Charts and diagrams as code
>>>>

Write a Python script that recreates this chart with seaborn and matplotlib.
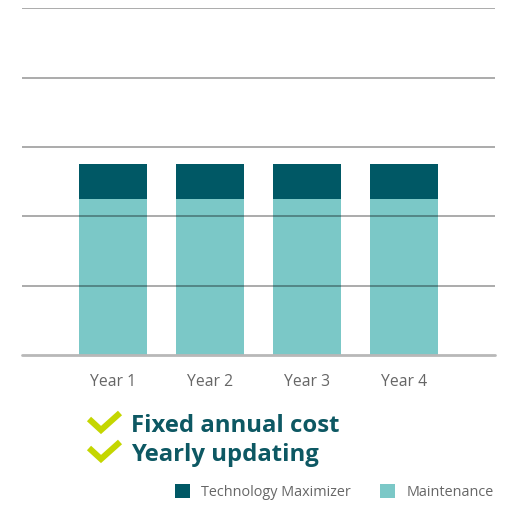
import numpy as np
import pandas as pd
import matplotlib
matplotlib.use("Agg")
import matplotlib.pyplot as plt
from matplotlib.lines import Line2D
from matplotlib.patches import Patch
import seaborn as sns

# ---------- Data ----------
years = ["Year 1", "Year 2", "Year 3", "Year 4"]
maintenance = [2.25, 2.25, 2.25, 2.25]
technology = [0.5, 0.5, 0.5, 0.5]
benefits = ["Fixed annual cost", "Yearly updating"]

DARK = "#005865"
LIGHT = "#7bc8c7"
LIME = "#c4d600"
TEXT = "#0d5863"
GREY = "#666666"

sns.set_theme(style="white")
plt.rcParams["font.family"] = ["Open Sans", "DejaVu Sans"]

df = pd.DataFrame({"year": years,
                   "maintenance": maintenance,
                   "total": np.array(maintenance) + np.array(technology)})

fig = plt.figure(figsize=(5.07, 5.08), dpi=100)
ax = fig.add_axes([22 / 507, 1 - 355 / 508, 473 / 507, (355 - 8.3) / 508])

# stacked look: total in dark, maintenance on top in light
sns.barplot(data=df, x="year", y="total", color=DARK, width=0.70,
            saturation=1, ax=ax, label="Technology Maximizer")
sns.barplot(data=df, x="year", y="maintenance", color=LIGHT, width=0.70,
            saturation=1, ax=ax, label="Maintenance")
for p in ax.patches:
    p.set_edgecolor("none")
    p.set_linewidth(0)

ax.set_xlim(-0.938, 3.938)
ax.set_ylim(0, 5)
ax.set_yticks([1, 2, 3, 4, 5])
ax.set_yticklabels([])
ax.set_axisbelow(False)
ax.yaxis.grid(True, color="black", alpha=0.42, linewidth=1.1, zorder=3)
ax.axhline(0, color="#b8b8b8", linewidth=2, zorder=3, clip_on=False)
for s in ax.spines.values():
    s.set_visible(False)
ax.tick_params(axis="both", length=0)
ax.tick_params(axis="x", pad=14, labelsize=11.3, labelcolor=GREY)
ax.set_xlabel("")
ax.set_ylabel("")
if ax.get_legend():
    ax.get_legend().remove()

# benefit lines with check marks
for i, txt in enumerate(benefits):
    base = 432 + i * 29
    fig.text(131 / 507, 1 - base / 508, txt, fontsize=17.2, fontweight="bold",
             color=TEXT, va="baseline", ha="left")
    cx = [89, 101, 120]
    cy = [base - 13, base - 2, base - 19]
    fig.add_artist(Line2D([x / 507 for x in cx], [1 - y / 508 for y in cy],
                          transform=fig.transFigure, color=LIME,
                          linewidth=4.4, solid_joinstyle="miter",
                          solid_capstyle="butt"))

handles = [Patch(facecolor=DARK, edgecolor="none"),
           Patch(facecolor=LIGHT, edgecolor="none")]
fig.legend(handles, ["Technology Maximizer", "Maintenance"], ncol=2,
           loc="center right", bbox_to_anchor=(494 / 507, 1 - 492 / 508),
           frameon=False, fontsize=10.4, labelcolor=GREY, handlelength=1.05,
           handleheight=1.05, handletextpad=0.8, columnspacing=2.0,
           borderaxespad=0, borderpad=0)

fig.savefig("out.png", dpi=100)
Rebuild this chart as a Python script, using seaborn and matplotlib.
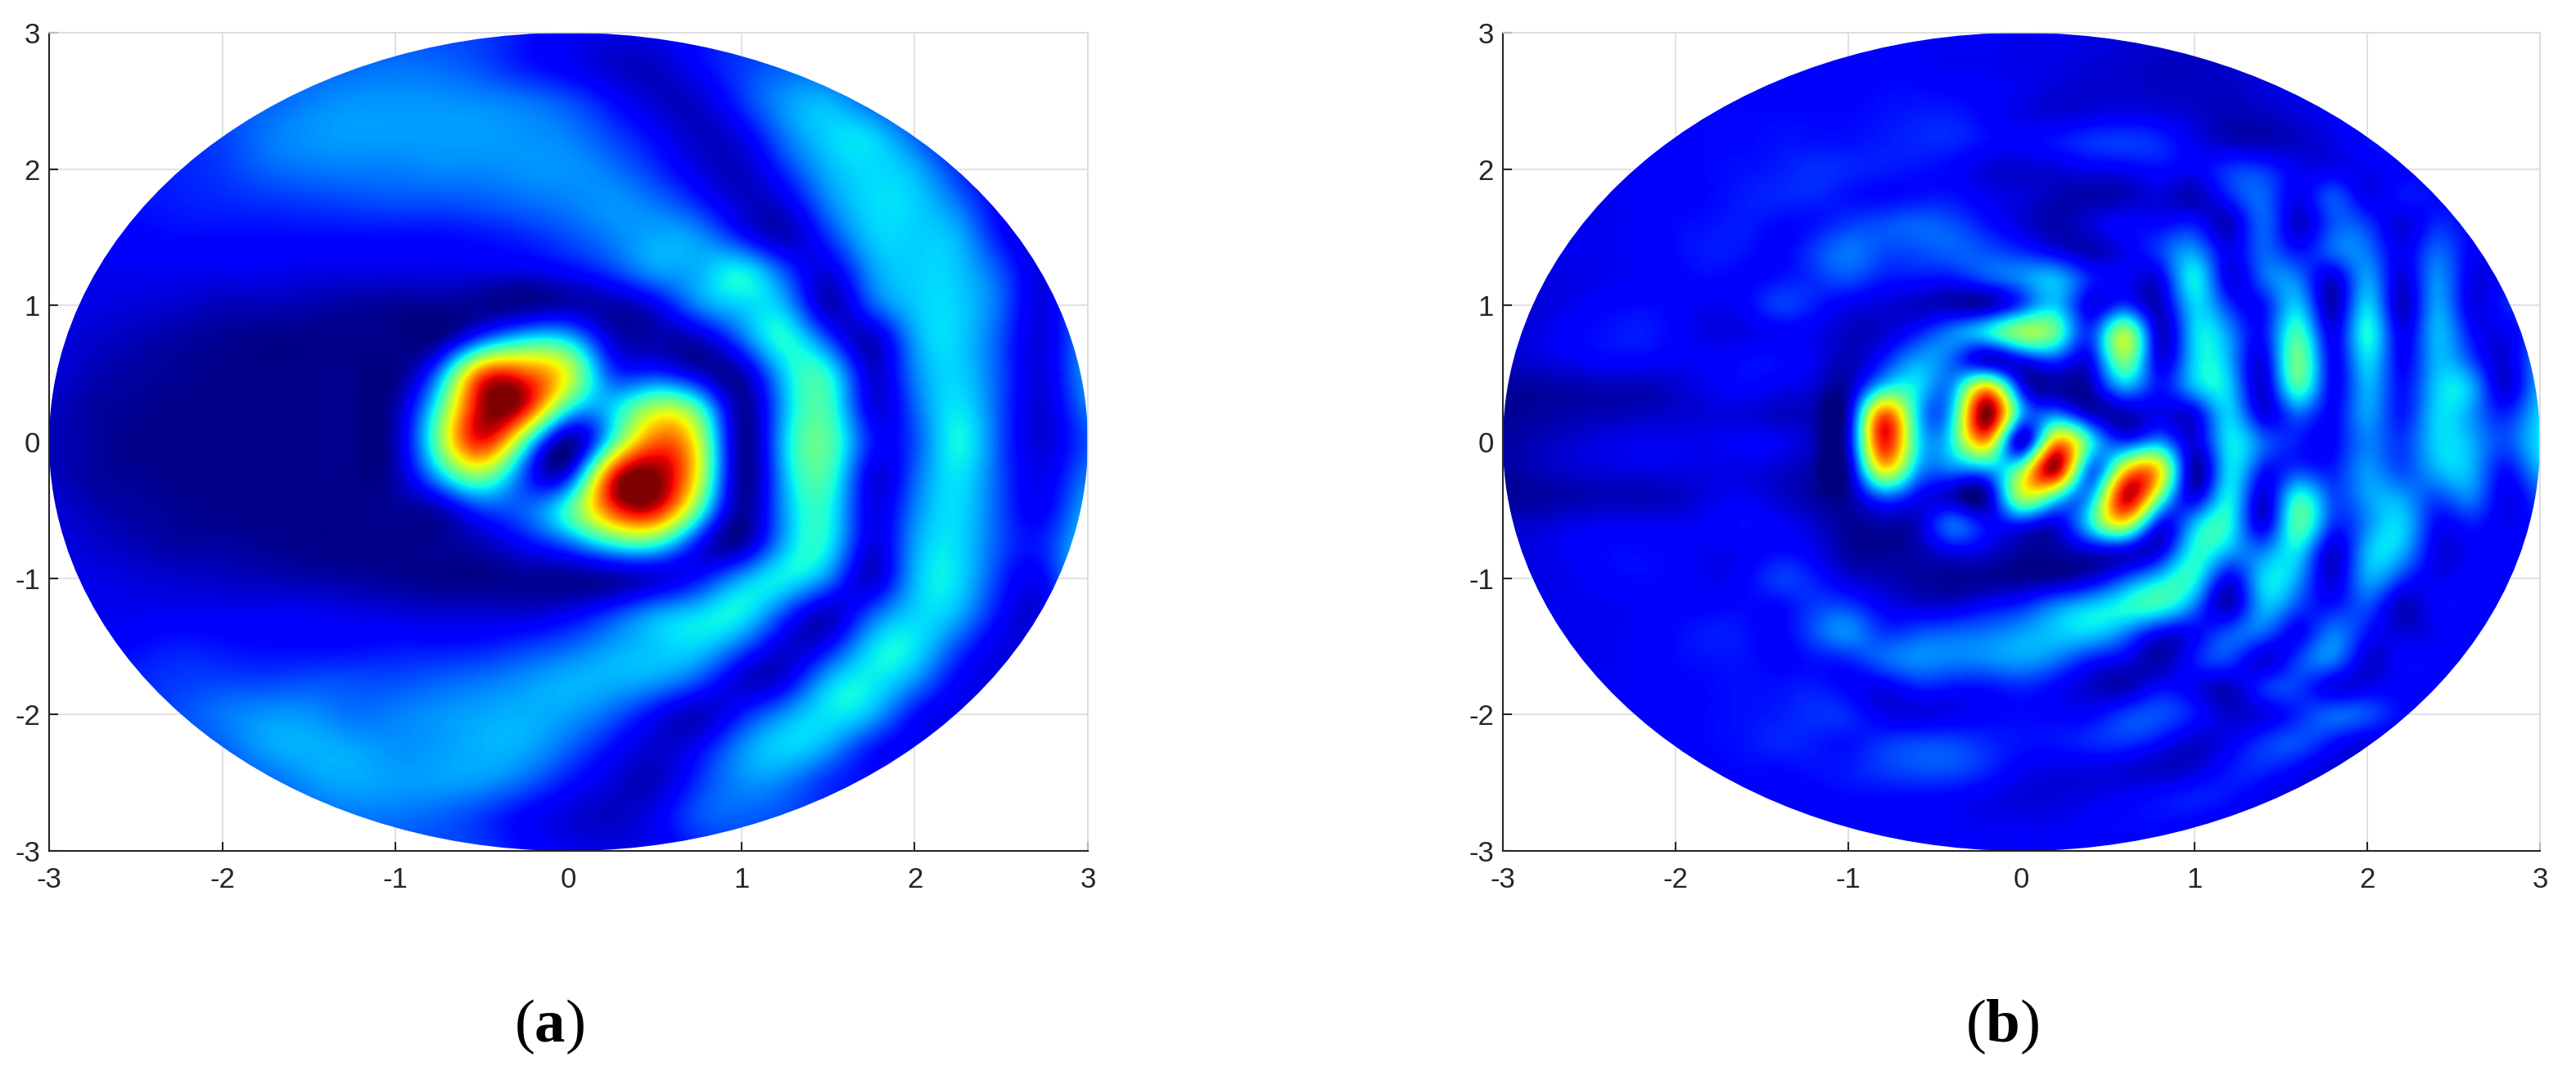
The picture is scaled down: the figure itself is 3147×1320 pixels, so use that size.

<<<<

● **Goal of the exercise**
Please give again the entries word for word, starting at the first line and ending with the line that contains "ax = fig.add_axes([22"; include both of those lines but none of the pictures.

● **Response to the exercise**
Write a Python script that recreates this chart with seaborn and matplotlib.
import numpy as np
import pandas as pd
import matplotlib
matplotlib.use("Agg")
import matplotlib.pyplot as plt
from matplotlib.lines import Line2D
from matplotlib.patches import Patch
import seaborn as sns

# ---------- Data ----------
years = ["Year 1", "Year 2", "Year 3", "Year 4"]
maintenance = [2.25, 2.25, 2.25, 2.25]
technology = [0.5, 0.5, 0.5, 0.5]
benefits = ["Fixed annual cost", "Yearly updating"]

DARK = "#005865"
LIGHT = "#7bc8c7"
LIME = "#c4d600"
TEXT = "#0d5863"
GREY = "#666666"

sns.set_theme(style="white")
plt.rcParams["font.family"] = ["Open Sans", "DejaVu Sans"]

df = pd.DataFrame({"year": years,
                   "maintenance": maintenance,
                   "total": np.array(maintenance) + np.array(technology)})

fig = plt.figure(figsize=(5.07, 5.08), dpi=100)
ax = fig.add_axes([22 / 507, 1 - 355 / 508, 473 / 507, (355 - 8.3) / 508])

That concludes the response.